Consciously or unconsciously, the evolution of Li Jikai’s artistic creation from specific epoch memory to gradually diluted disappearing marks of an era actually echoes with the special development of Chinese contemporary art. Since the 1980s, generations of Chinese artists of the post-50s, post-60s, early post-70s, and much younger post-70s artists have acted out a unique spiritual vein of Chinese contemporary art and each with a different “contemporary experience.” Inspired by progressive western concept and culture, and with a strong characteristic of “New Enlightenment,” this vein shows complex Chinese spirit, emotion and attitude in dept when several generations experience a sharp transform from ideological “traditional to post ideological “modern society.” However, the “New Enlightenment,” in the grand picture of a more complicated new age, centered at social attitudes constructed on the reflection of ideological period can hardly face the social enthusiasm recollected in the more changeful global picture after the “post financial crisis.” No matter it’s good or bad, success or failure, China is gradually step out of the “xenocentric” age since the “Westernization Movement” and tries to reopen its own page in history. At this moment, tearing down “contemporary feelings” with “rebellion” and “deconstruction” as the core, regenerating and expressing private deeper “inner experience” in a more complicated social, cultural and spiritual context have become the spiritual subject that Chinese artists met again.

VI

To a miscellaneous wold gradually formed over the last decade, any analyses, no matter how systematic they are, will appear too simple and partial. Compared with the linear trail that I try to reveal, Li Jikai’s “little world,” be it the theme, language or the figures, spirit of his works, presents itself in a far more intricate and complicated form. He may use a variety of languages and figures to create different spirit of “children” in the same period; he may spin and spiral on the same theme, image or language style in the same period. Fundamentally this mix like entwined grape vines gets along with inner logic of linear development, but too many threads and clues indeed make it hard for the audience to accurately detect the innate evolution of the “little world.”

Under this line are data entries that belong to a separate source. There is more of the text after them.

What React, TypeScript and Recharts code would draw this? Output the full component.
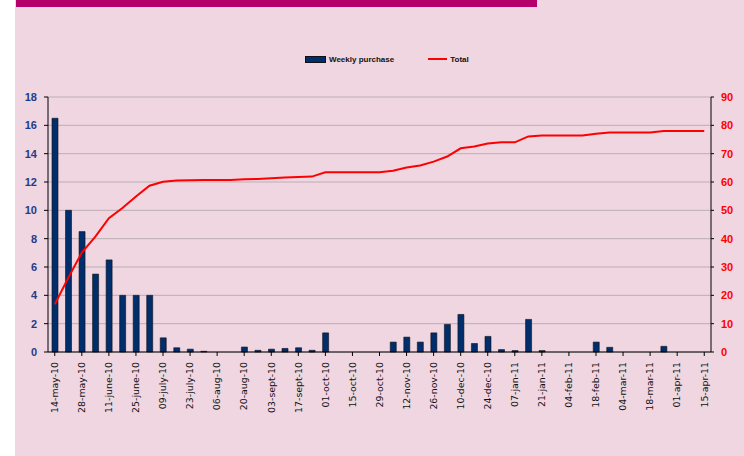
import React from 'react';
import { ComposedChart, Bar, Line, XAxis, YAxis, CartesianGrid } from 'recharts';

const weeks = [
  '14-may-10', '21-may-10', '28-may-10', '04-june-10', '11-june-10', '18-june-10', '25-june-10',
  '02-july-10', '09-july-10', '16-july-10', '23-july-10', '30-july-10', '06-aug-10', '13-aug-10',
  '20-aug-10', '27-aug-10', '03-sept-10', '10-sept-10', '17-sept-10', '24-sept-10', '01-oct-10',
  '08-oct-10', '15-oct-10', '22-oct-10', '29-oct-10', '05-nov-10', '12-nov-10', '19-nov-10',
  '26-nov-10', '03-dec-10', '10-dec-10', '17-dec-10', '24-dec-10', '31-dec-10', '07-jan-11',
  '14-jan-11', '21-jan-11', '28-jan-11', '04-feb-11', '11-feb-11', '18-feb-11', '25-feb-11',
  '04-mar-11', '11-mar-11', '18-mar-11', '25-mar-11', '01-apr-11', '08-apr-11', '15-apr-11',
];

const weeklyPurchase = [
  16.5, 10, 8.5, 5.5, 6.5, 4, 4, 4, 1, 0.3, 0.2, 0.05, 0, 0,
  0.35, 0.12, 0.2, 0.25, 0.3, 0.12, 1.35, 0, 0, 0, 0, 0.7, 1.05, 0.7,
  1.35, 1.95, 2.65, 0.6, 1.1, 0.17, 0.1, 2.3, 0.1, 0, 0, 0, 0.7, 0.33,
  0, 0, 0, 0.4, 0, 0, 0,
];

const total = [
  16.8, 26.2, 35.1, 40.7, 47.2, 50.8, 54.9, 58.7, 60.1, 60.5, 60.6, 60.7, 60.7, 60.7,
  61.0, 61.1, 61.3, 61.6, 61.8, 61.9, 63.4, 63.4, 63.4, 63.4, 63.4, 64.0, 65.1, 65.8,
  67.2, 69.0, 71.9, 72.5, 73.6, 74.0, 74.0, 76.1, 76.4, 76.4, 76.4, 76.4, 77.0, 77.5,
  77.5, 77.5, 77.5, 78.0, 78.0, 78.0, 78.0,
];

const leftTicks = [0, 2, 4, 6, 8, 10, 12, 14, 16, 18];
const rightTicks = [0, 10, 20, 30, 40, 50, 60, 70, 80, 90];

const data = weeks.map((week, i) => ({ week, weekly: weeklyPurchase[i], total: total[i] }));

const DateTick = (props: any) => {
  const { x, y, payload } = props;
  return (
    <text
      x={x}
      y={y + 4}
      transform={`rotate(-90, ${x}, ${y + 4})`}
      textAnchor="end"
      dy="0.35em"
      fontSize={9.4}
      fontFamily="DejaVu Sans, sans-serif"
      fill="#111"
    >
      {payload.value}
    </text>
  );
};

const App: React.FC = () => (
  <div style={{ position: 'absolute', top: 0, left: 0, width: 744, height: 456, background: '#fff', overflow: 'hidden' }}>
    <div style={{ position: 'absolute', left: 15, top: 0, width: 729, height: 456, background: '#EFD6E1' }} />
    <div style={{ position: 'absolute', left: 16, top: 0, width: 521, height: 7, background: '#B5006B' }} />

    {/* legend */}
    <div style={{ position: 'absolute', top: 52, left: 305, height: 14, display: 'flex', alignItems: 'center', fontFamily: 'Liberation Sans, Arial, sans-serif', fontWeight: 'bold', fontSize: 8, color: '#111' }}>
      <span style={{ display: 'inline-block', width: 19, height: 5, background: '#002D6B', border: '0.5px solid #111', marginRight: 3 }} />
      <span>Weekly purchase</span>
      <span style={{ display: 'inline-block', width: 19, height: 2, background: '#FF0000', marginLeft: 34, marginRight: 3 }} />
      <span>Total</span>
    </div>

    <div style={{ position: 'absolute', top: 0, left: 0 }}>
      <ComposedChart width={744} height={456} data={data} margin={{ top: 97, right: 0, left: 0, bottom: 0 }} barCategoryGap={0}>
        <CartesianGrid yAxisId="left" vertical={false} stroke="#BCAEB4" strokeWidth={1} />
        <XAxis
          dataKey="week"
          interval={1}
          height={104}
          tick={<DateTick />}
          axisLine={{ stroke: '#000' }}
          tickLine={{ stroke: '#000' }}
          tickSize={4}
        />
        <YAxis
          yAxisId="left"
          orientation="left"
          width={48}
          domain={[0, 18]}
          ticks={leftTicks}
          interval={0}
          axisLine={{ stroke: '#000' }}
          tickLine={{ stroke: '#000' }}
          tickSize={4}
          tickMargin={7}
          tick={{ fill: '#1F3C88', fontSize: 11, fontWeight: 'bold', fontFamily: 'Liberation Sans, Arial, sans-serif' }}
        />
        <YAxis
          yAxisId="right"
          orientation="right"
          width={33}
          domain={[0, 90]}
          ticks={rightTicks}
          interval={0}
          axisLine={{ stroke: '#000' }}
          tickLine={{ stroke: '#000' }}
          tickSize={3}
          tickMargin={7}
          tick={{ fill: '#FF0000', fontSize: 11, fontWeight: 'bold', fontFamily: 'Liberation Sans, Arial, sans-serif' }}
        />
        <Bar yAxisId="left" dataKey="weekly" fill="#002D6B" stroke="#111" strokeWidth={0.6} barSize={6} isAnimationActive={false} />
        <Line yAxisId="right" type="linear" dataKey="total" stroke="#FF0000" strokeWidth={2} dot={false} activeDot={false} isAnimationActive={false} />
      </ComposedChart>
    </div>
  </div>
);

export default App;
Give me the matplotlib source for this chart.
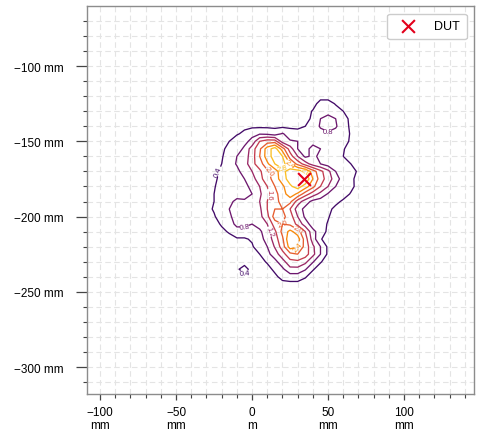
import matplotlib
matplotlib.use('Agg')
import matplotlib.pyplot as plt
import numpy as np
from matplotlib.ticker import EngFormatter, MultipleLocator

plt.rcParams['font.family'] = ['Liberation Sans', 'DejaVu Sans']
plt.rcParams['font.size'] = 8.5

# scan grid (mm), 5 mm spacing
grid_x_mm = np.arange(-30, 76, 5)
grid_y_mm = np.arange(-115, -251, -5)

# contour level index at every grid node (rows top -> bottom)
level_grid = [
    [0,0,0,0,0,0,0,0,0,0,0,0,0,0,0,0,0,0,0,0,0,0],
    [0,0,0,0,0,0,0,0,0,0,0,0,0,0,0,0,0,0,0,0,0,0],
    [0,0,0,0,0,0,0,0,0,0,0,0,0,0,0,1,1,0.4,0,0,0,0],
    [0,0,0,0,0,0,0,0,0,0,0,0,0,0,0.6,1,1,1,0.5,0,0,0],
    [0,0,0,0,0,0,0,0,0,0,0,0,0,0,0.8,1.5,2,1.5,1,0.2,0,0],
    [0,0,0,0,0,0.3,0.3,0.3,0.3,0.3,0.3,0.3,0.2,0.5,1,1.6,2,1.6,1,0.3,0,0],
    [0,0,0,0,0.4,0.7,1.2,1.4,1.3,1,1.6,1,1,1,1,1.2,1.3,1.2,1,0.4,0,0],
    [0,0,0,0.5,1,1.2,1.8,3.5,4,4,2,1.6,1.5,1,1,1,1,1,1,0.3,0,0],
    [0,0,0.3,0.8,1,1.7,3,4.3,6,7,5,3,1.5,1,2,1.5,1,1,0.6,0,0,0],
    [0,0,0.4,1,1.5,2,3,4.5,6,7,6.5,4,2.5,1.3,1.7,1.3,1,1,0.5,0,0,0],
    [0,0,0.5,1,1.6,2,3.2,4,5.3,6.5,7,5.5,4.2,3,2,1.5,1,1,1,0.5,0,0],
    [0,0.2,0.7,1,1.2,2,2.5,3.3,4.3,5,6.2,7,7,6.5,5,3.8,2.8,1.5,1,1,0.3,0],
    [0,0.3,0.8,1,1,1.5,2,3.2,4,5,6,7,7.5,7.5,5.5,4,3,2,1,0.7,0.2,0],
    [0,0.4,1,1,1,1,2,2.5,3.5,4.5,5.3,6.3,7,6,4.8,3.5,2.5,1.5,1,0.8,0.1,0],
    [0,0.5,1,1,1,1,1.5,2.3,3.3,4.2,5,6.1,5.3,4,3,2.2,1.4,1,1,0.4,0,0],
    [0.2,0.5,1,1.2,1.8,1.7,1.6,2.5,3.5,4,5,4.8,3,2,1.2,1,1,0.8,0.3,0,0,0],
    [0.2,0.6,1,1.5,2,2,1.7,2.3,3.5,4.5,4.5,3.5,2,1.2,1,1,0.8,0.2,0,0,0,0],
    [0,0.4,1,1.3,2,2.1,1.7,2.2,3.2,5,4.8,4,2.5,1.3,1,1,0.6,0,0,0,0,0],
    [0,0.2,0.6,1,1.8,1.8,1.5,1.9,2.5,4,4.5,4.3,3.2,2,1,1,0.4,0,0,0,0,0],
    [0,0,0.3,0.6,1,1,1,1.3,2.1,3.3,4.8,5.8,5,3.5,1.8,1,0.3,0,0,0,0,0],
    [0,0,0,0.2,0.4,0.4,0.6,1.2,1.8,3,4.3,6.5,6,4,2,0.6,0,0,0,0,0,0],
    [0,0,0,0,0,0.2,0.4,1,1.5,2.6,4,6,5.6,4.1,2.7,1.5,0.3,0,0,0,0,0],
    [0,0,0,0,0,0,0.1,0.5,1.2,2,3.1,4.2,4.5,4,2.8,1.5,0.3,0,0,0,0,0],
    [0,0,0,0,0,0,0,0.2,0.6,1.2,2.1,3.2,3.3,2.8,1.6,0.6,0,0,0,0,0,0],
    [0,0,0,0,0.3,1,0,0,0.2,0.7,1.3,2.2,2.2,1.6,0.6,0,0,0,0,0,0,0],
    [0,0,0,0,0,0,0,0,0,0.3,0.8,1,1,0.6,0,0,0,0,0,0,0,0],
    [0,0,0,0,0,0,0,0,0,0,0.2,0.2,0.2,0,0,0,0,0,0,0,0,0],
    [0,0,0,0,0,0,0,0,0,0,0,0,0,0,0,0,0,0,0,0,0,0],
]
contour_levels = [0.4, 0.8, 1.2, 1.6, 2.0, 2.4, 2.8]

dut_x_mm = [34]
dut_y_mm = [-175]

xlim_mm = (-108.6, 146.0)
ylim_mm = (-317.9, -60.1)

fig = plt.figure(figsize=(4.83, 4.39), dpi=100, facecolor='white')
ax = fig.add_axes([87/483, 44/439, 387/483, 388/439])

X, Y = np.meshgrid(grid_x_mm / 1000, grid_y_mm / 1000)
field = 0.4 * (np.array(level_grid) + 0.5)
cols = plt.get_cmap('inferno')(np.linspace(0.2, 0.85, len(contour_levels)))
cs = ax.contour(X, Y, field, levels=contour_levels, colors=cols, linewidths=0.95, zorder=3)
ax.clabel(cs, inline=True, fontsize=5.5, fmt='%.1f')

ax.scatter(np.array(dut_x_mm) / 1000, np.array(dut_y_mm) / 1000, marker='x', s=85,
           color='#e3001b', linewidths=1.5, label='DUT', zorder=5)

ax.set_xlim(xlim_mm[0] / 1000, xlim_mm[1] / 1000)
ax.set_ylim(ylim_mm[0] / 1000, ylim_mm[1] / 1000)

ax.xaxis.set_major_locator(MultipleLocator(0.05))
ax.yaxis.set_major_locator(MultipleLocator(0.05))
ax.xaxis.set_minor_locator(MultipleLocator(0.01))
ax.yaxis.set_minor_locator(MultipleLocator(0.01))
ax.xaxis.set_major_formatter(EngFormatter(unit='m', sep='\n'))
ax.yaxis.set_major_formatter(EngFormatter(unit='m'))

ax.set_axisbelow(True)
ax.grid(True, which='both', linestyle=(0, (5, 3)), color='#e4e4e4', linewidth=0.8)

for sp in ax.spines.values():
    sp.set_color('#8c8c8c')
    sp.set_linewidth(1.0)
ax.tick_params(axis='x', which='major', direction='out', length=4.3, width=0.9, color='#444444', pad=4)
ax.tick_params(axis='y', which='major', direction='out', length=7.9, width=0.9, color='#444444', pad=9)
ax.tick_params(which='minor', direction='out', length=3.2, width=0.8, color='#444444')

leg = ax.legend(loc='upper right', fontsize=9, framealpha=1.0, edgecolor='#cccccc',
                borderpad=0.55, handlelength=2.2, handletextpad=1.0, borderaxespad=0.6)

fig.savefig('out.png', dpi=100, facecolor='white')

However, his Lake and Reflections of Light in 2013 gives a very special “novel” feeling to lots of old friends. Different from the same period chill and depressed Wave, Whitecap, Moonshine, the romantic picture with grand bearings apparently reveals more warmth of humanity. Deep dark night, lonely quiet lake, lonely boy in a lonely boat, all of these are but illusions of a lonely heart, yet the boy’s romantic feelings swaying in the sky, the childlike life miracles and curiosity floating on the lake. With no excessive inner bitterness portrayed in the hero, the positive self exploration in perplexity stands out and shines. In the “little world” filled with anger and sorrow of the “weak and small,” Lake and Reflections of Light melts the lonely, hesitate inner experience with warmer and more natural humanity, more positive life attitude, displaying a poetic life experience beyond modernism nostalgia. Furthermore, Li Jikai’s series as Cotton, Road in 2015 and watercolor sketches as Scenario, Scenery and the unfinished, untitled “sketches on paper” all prove that this deeper and poetic experience yet fleeing inspiration is now growing and sprawling fast in every corner of the “little world.”